図2:Excelのt検定ツールにおけるデータ選択例

分析結果を見るためには、ある程度、統計学の用語を理解する必要がありますが、さほど難しいものではありません。ここで臆せず書籍やインターネットで調べれば、すぐに意味がわかると思います。

データ分析による新たな発見

ここでは分析結果の詳細な見方に関しては省略しますが、結果としては「①内向的 or 外向的」と「③維持型 or 変革型」の項目に対して、ハイパフォーマーとそれ以外の人材とでは統計的な有意差があることが判明しました。

つまり、ハイパフォーマーほど、外向的であり、かつ変革型の適性が強いという事です。一方で、「②思索派 or 行動派」については、特に差は見られないといった結果でした。

そして興味深かったのは「④基礎能力」です。結論から言いますと、こちらもハイパフォーマーとそれ以外で、統計的な有意差は見られませんでした。

新卒時SPIなどを筆頭に、より基礎能力(≒地頭、偏差値)が高い人材を獲得しようとする企業は多いかと思いますが、基礎能力とハイパフォーマーに相関は無いという事がわかりました。

企業の中では、このような基礎能力を昇格時に勘案している、あるいは昇格調整会議などで使用する個人プロファイルに表示しているため、この点数が高い人はおそらく優秀であろうとバイアスが掛かっているケースは多いかと思います。

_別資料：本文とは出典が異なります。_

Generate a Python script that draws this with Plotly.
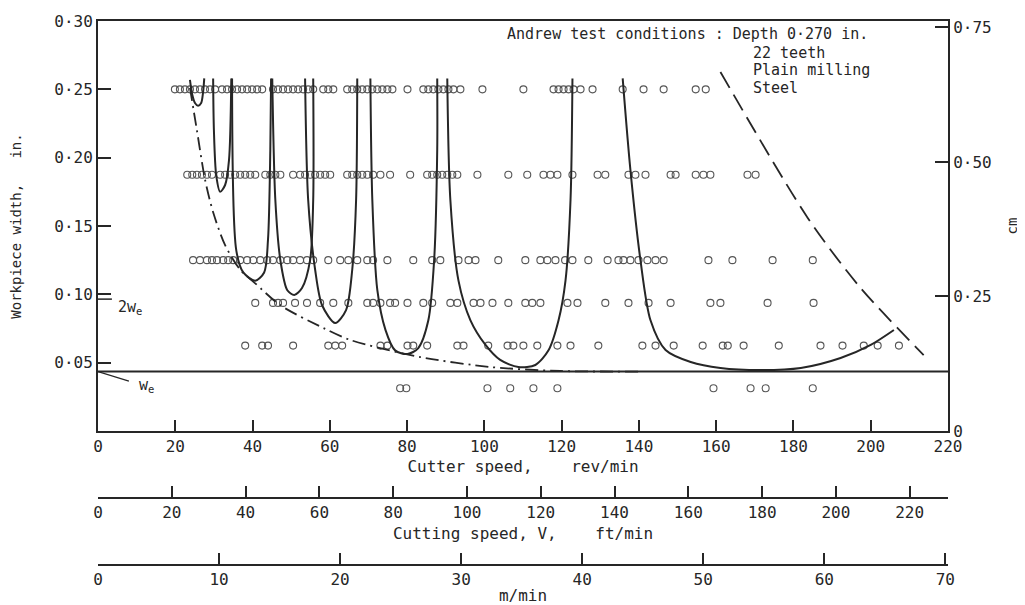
import plotly.graph_objects as go

# ---------------- data ----------------
# test points, cutter speed (rev/min) for each workpiece width row (in.)
row_widths = [0.25, 0.1875, 0.125, 0.09375, 0.0625, 0.03125]
row1_rpm = [19.9, 21.2, 22.5, 23.8, 25.1, 26.4, 27.7, 29.0, 30.3, 32.1, 33.4, 34.7, 36.0, 37.3, 38.6,
            39.9, 41.2, 42.5, 45.3, 46.6, 47.9, 49.2, 50.5, 51.8, 53.1, 54.4, 55.7, 58.3, 59.6, 60.9,
            64.5, 65.8, 67.1, 68.4, 69.7, 71.0, 72.3, 73.6, 74.9, 76.2, 80.1, 84.2, 85.5, 86.8, 88.1,
            89.4, 90.7, 92.0, 93.8, 99.5, 110.1, 117.9, 119.2, 120.5, 121.8, 123.1, 124.9, 128.0,
            135.8, 141.2, 146.4, 154.7, 157.3]
row2_rpm = [23.1, 24.4, 25.6, 26.9, 28.2, 29.5, 31.6, 32.9, 34.2, 35.5, 36.8, 38.1, 39.4, 40.7,
            43.3, 44.6, 45.9, 47.2, 50.5, 52.3, 53.6, 54.9, 56.2, 57.5, 58.8, 60.1, 64.5, 65.8, 67.1,
            68.4, 69.7, 71.2, 73.1, 75.6, 80.8, 85.2, 86.5, 87.8, 89.1, 90.4, 91.7, 93.0, 98.2, 106.2,
            111.1, 115.3, 117.1, 118.9, 122.8, 129.3, 131.3, 137.3, 139.1, 141.7, 148.2, 149.5,
            154.7, 156.7, 158.5, 168.1, 170.2]
row3_rpm = [24.6, 26.4, 28.2, 29.5, 30.8, 32.4, 33.7, 35.0, 36.8, 38.6, 40.2, 42.0, 43.8, 45.3,
            47.2, 49.0, 50.5, 52.3, 54.1, 55.7, 59.6, 62.7, 64.8, 67.1, 69.7, 71.2, 74.9, 81.6, 86.5,
            88.6, 93.3, 95.9, 97.7, 103.6, 110.6, 114.5, 116.3, 118.4, 120.9, 122.8, 126.9, 131.9,
            134.7, 136.0, 137.8, 139.9, 142.2, 144.3, 146.4, 158.0, 164.2, 174.6, 185.0]
row4_rpm = [40.7, 45.3, 46.6, 47.9, 51.0, 54.1, 57.5, 60.9, 64.8, 69.7, 71.2, 73.1, 75.6, 76.9,
            80.1, 84.2, 86.5, 91.2, 93.0, 97.2, 99.0, 102.1, 106.2, 110.6, 112.4, 114.5, 121.5,
            124.1, 131.3, 137.3, 142.5, 148.2, 158.5, 161.1, 173.3, 185.2]
row5_rpm = [38.1, 42.5, 44.0, 50.5, 59.6, 61.4, 63.2, 73.1, 74.9, 80.1, 81.6, 85.2, 93.0, 94.6,
            101.0, 106.0, 107.5, 110.1, 113.7, 118.9, 122.3, 129.5, 140.9, 144.3, 149.0, 156.5,
            161.7, 163.0, 167.1, 176.2, 187.0, 192.7, 198.2, 201.8, 207.3]
row6_rpm = [78.2, 79.8, 100.8, 106.7, 112.7, 118.9, 159.3, 168.9, 172.8, 185.0]

# stability lobes (rev/min, in.)
L1_rpm = [23.8, 24.4, 25.1, 25.9, 26.7, 27.2, 27.5]
L1_w = [0.257, 0.246, 0.240, 0.238, 0.240, 0.248, 0.258]
L2_rpm = [29.8, 30.0, 30.6, 31.6, 32.9, 33.9, 34.5]
L2_w = [0.258, 0.220, 0.187, 0.175, 0.180, 0.198, 0.258]
L3_rpm = [34.7, 35.8, 37.6, 40.7, 43.0, 44.0, 44.6, 44.8]
L3_w = [0.258, 0.132, 0.116, 0.110, 0.116, 0.140, 0.206, 0.258]
L4_rpm = [45.1, 45.9, 47.2, 49.0, 50.8, 52.8, 54.9, 55.7, 55.7]
L4_w = [0.258, 0.169, 0.125, 0.103, 0.0995, 0.1046, 0.125, 0.169, 0.258]
L5_rpm = [53.6, 54.4, 56.2, 58.0, 61.4, 64.2, 65.8, 66.8, 67.1]
L5_w = [0.258, 0.169, 0.118, 0.092, 0.079, 0.0885, 0.118, 0.169, 0.258]
L6_rpm = [70.5, 71.0, 72.3, 74.4, 76.9, 80.1, 82.9, 85.5, 87.0, 87.8, 87.8]
L6_w = [0.258, 0.169, 0.103, 0.074, 0.059, 0.0563, 0.0607, 0.081, 0.125, 0.206, 0.258]
L7_rpm = [90.4, 91.2, 93.3, 96.4, 100.3, 104.1, 108.8, 113.2, 116.6, 119.2, 121.0, 122.3, 122.8]
L7_w = [0.258, 0.169, 0.110, 0.081, 0.063, 0.052, 0.0468, 0.0483, 0.059, 0.081, 0.110, 0.169, 0.258]
L8_rpm = [135.8, 137.8, 140.4, 143.0, 146.9, 153.4, 161.1, 171.5, 181.9, 192.2, 200.0, 206.0]
L8_w = [0.258, 0.191, 0.125, 0.081, 0.0593, 0.0505, 0.0461, 0.0446, 0.0461, 0.0534, 0.063, 0.0739]

# chain-dotted lower boundary
env_rpm = [23.8, 25.6, 27.7, 29.8, 32.9, 36.8, 40.7, 47.2, 58.3, 65.3, 83.4, 101.6, 119.7, 140.0]
env_w = [0.251, 0.220, 0.184, 0.160, 0.136, 0.118, 0.108, 0.092, 0.0754, 0.0666, 0.0541, 0.0468, 0.0439, 0.0435]
# long-dashed right boundary
rb_rpm = [161.1, 183.7, 197.4, 213.7]
rb_w = [0.2627, 0.1559, 0.1046, 0.0556]

# limiting width w_e
we = 0.0435
we_span = [0, 220]

# axes
x_ticks = [0, 20, 40, 60, 80, 100, 120, 140, 160, 180, 200, 220]
y_ticks = [0.05, 0.10, 0.15, 0.20, 0.25, 0.30]
y_ticktext = ["0·05", "0·10", "0·15", "0·20", "0·25", "0·30"]
cm_ticks = [0, 0.25, 0.50, 0.75]
cm_ticktext = ["0", "0·25", "0·50", "0·75"]
ft_ticks = [0, 20, 40, 60, 80, 100, 120, 140, 160, 180, 200, 220]
m_ticks = [0, 10, 20, 30, 40, 50, 60, 70]
cutter_diam_in = 4.0

# ---------------- figure ----------------
INK = "#262626"
FONT = "DejaVu Sans Mono"
rpm_max = 220
ft_max = rpm_max * 3.14159265 * cutter_diam_in / 12.0
m_max = ft_max * 0.3048

fig = go.Figure()

# test points
pts_x, pts_y = [], []
for w, row in zip(row_widths, [row1_rpm, row2_rpm, row3_rpm, row4_rpm, row5_rpm, row6_rpm]):
    pts_x += row
    pts_y += [w] * len(row)
fig.add_trace(go.Scatter(x=pts_x, y=pts_y, mode="markers",
                         marker=dict(symbol="circle-open", size=7, color="#555",
                                     line=dict(width=1.1, color="#555")),
                         hoverinfo="skip", showlegend=False))

# limiting width line
fig.add_trace(go.Scatter(x=we_span, y=[we, we], mode="lines",
                         line=dict(color=INK, width=2), hoverinfo="skip", showlegend=False))

# lobes
for xs, ys in [(L1_rpm, L1_w), (L2_rpm, L2_w), (L3_rpm, L3_w), (L4_rpm, L4_w),
               (L5_rpm, L5_w), (L6_rpm, L6_w), (L7_rpm, L7_w), (L8_rpm, L8_w)]:
    fig.add_trace(go.Scatter(x=xs, y=ys, mode="lines",
                             line=dict(color=INK, width=2, shape="spline", smoothing=0.8),
                             hoverinfo="skip", showlegend=False))

# boundaries
fig.add_trace(go.Scatter(x=env_rpm, y=env_w, mode="lines",
                         line=dict(color=INK, width=1.8, dash="13px,5px,2px,5px",
                                   shape="spline", smoothing=0.8),
                         hoverinfo="skip", showlegend=False))
fig.add_trace(go.Scatter(x=rb_rpm, y=rb_w, mode="lines",
                         line=dict(color=INK, width=1.8, dash="18px,8px",
                                   shape="spline", smoothing=0.8),
                         hoverinfo="skip", showlegend=False))

# carriers for the extra scales
fig.add_trace(go.Scatter(x=[0, 0.762], y=[0, 0.762], yaxis="y2", mode="markers",
                         marker=dict(opacity=0), hoverinfo="skip", showlegend=False))
fig.add_trace(go.Scatter(x=[0, ft_max], y=[0, 0], xaxis="x2", mode="markers",
                         marker=dict(opacity=0), hoverinfo="skip", showlegend=False))
fig.add_trace(go.Scatter(x=[0, m_max], y=[0, 0], xaxis="x3", mode="markers",
                         marker=dict(opacity=0), hoverinfo="skip", showlegend=False))

# annotations
ann = dict(showarrow=False, font=dict(family=FONT, size=15, color=INK), xanchor="left")
fig.add_annotation(x=105.4, y=0.2905, text="Andrew test conditions : Depth 0·270 in.", **ann)
fig.add_annotation(x=168.9, y=0.2766, text="22 teeth", **ann)
fig.add_annotation(x=168.9, y=0.2641, text="Plain milling", **ann)
fig.add_annotation(x=168.9, y=0.2510, text="Steel", **ann)
fig.add_annotation(x=4.6, y=0.0905, text="2w<sub>e</sub>", **ann)
fig.add_annotation(x=10.0, y=0.0335, text="w<sub>e</sub>", **ann)
fig.add_shape(type="line", x0=0, y0=we, x1=8.0, y1=0.0365, line=dict(color=INK, width=1.3))
fig.add_shape(type="line", x0=0, y0=0.0965, x1=3.6, y1=0.0965, line=dict(color=INK, width=1.5))

nb = "\u00a0"
tick_font = dict(family=FONT, size=16, color=INK)
title_font = dict(family=FONT, size=16, color=INK)
ytitle_font = dict(family=FONT, size=14, color=INK)

# page body adds an 8 px offset, so the figure is 8 px smaller than the window
H_PLOT_TOP, H_PLOT_BOT = 21, 565
ph = H_PLOT_BOT - H_PLOT_TOP

fig.update_layout(
    width=1017, height=597,
    margin=dict(l=90, r=77, t=13, b=40),
    paper_bgcolor="white", plot_bgcolor="white",
    showlegend=False,
    xaxis=dict(range=[0, rpm_max], tickvals=x_ticks, ticks="inside", ticklen=11, tickwidth=1.5,
               tickcolor=INK, showline=True, linewidth=2, linecolor=INK, mirror=True,
               showgrid=False, zeroline=False, tickfont=tick_font, automargin=False,
               title=dict(text="Cutter speed," + nb * 4 + "rev/min", font=title_font, standoff=6)),
    yaxis=dict(range=[0, 0.30], domain=[(H_PLOT_BOT - 431) / ph, 1], tickvals=y_ticks,
               ticktext=y_ticktext,
               ticks="inside", ticklen=13, tickwidth=1.5, tickcolor=INK,
               showline=True, linewidth=2, linecolor=INK, showgrid=False, zeroline=False,
               tickfont=tick_font, automargin=False,
               title=dict(text="Workpiece width," + nb * 3 + "in.", font=ytitle_font, standoff=33)),
    yaxis2=dict(range=[0, 0.30 * 2.54], overlaying="y", side="right", tickvals=cm_ticks,
                ticktext=cm_ticktext, ticks="inside", ticklen=13, tickwidth=1.5, tickcolor=INK,
                showline=True, linewidth=2, linecolor=INK, showgrid=False, zeroline=False,
                tickfont=tick_font, automargin=False,
                title=dict(text="cm", font=ytitle_font, standoff=16)),
    xaxis2=dict(range=[0, ft_max], overlaying="x", anchor="free",
                position=(H_PLOT_BOT - 498) / ph,
                side="bottom", tickvals=ft_ticks, ticks="inside", ticklen=11, tickwidth=1.5,
                tickcolor=INK, showline=True, linewidth=1.8, linecolor=INK, showgrid=False,
                zeroline=False, tickfont=tick_font, automargin=False,
                title=dict(text="Cutting speed, V," + nb * 4 + "ft/min", font=title_font, standoff=6)),
    xaxis3=dict(range=[0, m_max], overlaying="x", anchor="free", position=0,
                side="bottom", tickvals=m_ticks, ticks="inside", ticklen=11, tickwidth=1.5,
                tickcolor=INK, showline=True, linewidth=1.8, linecolor=INK, showgrid=False,
                zeroline=False, tickfont=tick_font, automargin=False,
                title=dict(text="m/min", font=title_font, standoff=4)),
)

fig.write_html("out.html")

しかしながら、この分析によって、それは正しいとは言えないという事がデータで示されました(表2参照)。

表2:分析結果イメージ

ハイパフォーマーの定義は企業や職種(営業、技術など)ごとに異なるため、分析結果もそれぞれ差異が出るものと思われます。自社の実際のデータを分析してみると、意外、かつおもしろい発見があるかもしれません。

ぜひ、手を動かしてやってみて頂ければと思います。

ピープルアナリティクスを人事の武器とする

もちろん、日々の人事業務運用においては、分析結果のみに頼って昇格決定や人選を行うわけではありません。しかしながら、客観データとして可視化することは人材育成の議論を活発にし、先述の基礎能力に対して発生していたようなバイアスを除去する事にも繋がります。

ピープルアナリティクスと聞くとハードルが高いように感じられますが、Excelと簡易なデータさえあれば第一歩を踏み出して頂けることが理解して頂けたかと思います。

ピープルアナリティクスは、人事業務の効率化・高度化を支援する強力なツールであるだけでなく、分析者本人にとっても強力なスキルになります。

SAPでは、組み合わせてご利用いただくことで、人事データの一元管理から高度なデータ分析、可視化を一気通貫でご活用いただく事ができるSAP SuccessFactors(人事統合ソリューション)とSAP Analytics Cloud(可視化、分析基盤)を提供しております。

ピープルアナリティクスは決して専門家だけのツールではありません。ぜひ、みなさま活用の第一歩を踏み出しましょう。